• Depending on your workload, even with MSSQL 2012 SP1 CU3 in place, there may be significant gains in running with startup trace flags 8015 and 8048 in place. 8015 tells SQL Server to ignore NUMA: one bpool, one scheduler group. The cost: a single lazy writer and a single IO completion port instead of one of each per NUMA node. And, lower level of memory affinity.

    Trace flag 8048 removes spinlock contention within a scheduler group during query memory allocation. By default, all members of the scheduler group (usually a NUMA node) go through one serialization point for query memory allocation. With trace flag 8015 in place, instead of all schedulers within a NUMA node at risk for contention, it becomes ALL schedulers. Trace flag 8048 promotes serialization at the NUMA node/scheduler group level to serialization to the core level, removing this bottleneck.

    Spent lots of time trying to replicate huge numbers of foreign pages on multiple NUMA nodes, something I saw in the field across numerous 2, 4, and 8 node systems.

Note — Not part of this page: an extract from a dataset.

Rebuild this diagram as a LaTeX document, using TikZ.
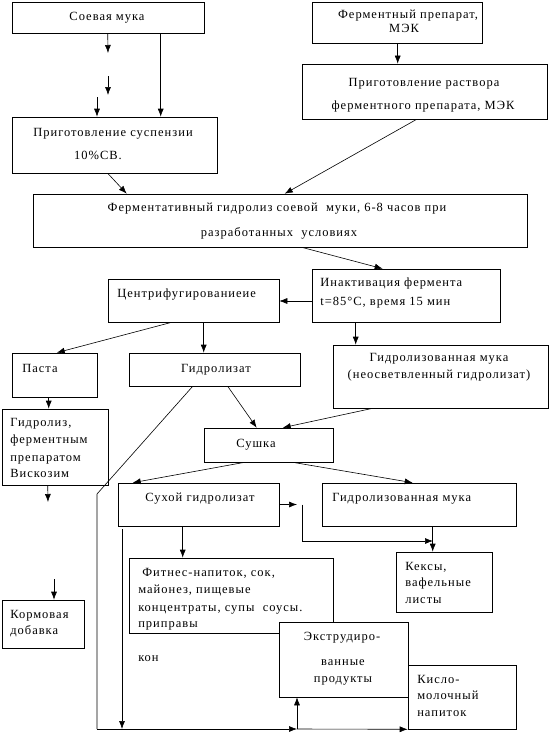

    Couldn't reproduce the foreign pages. But, comparing test runs of a batch report workflow (thousands of reports, 120 concurrent reports) with no trace flags (and no foreign pages after max server memory) to TF 8015 + TF 8048 showed a reduction of approximately 25% in disk IO and approximately 10% elapsed time. Some workflows just work better with a single bpool and a single scheduler group.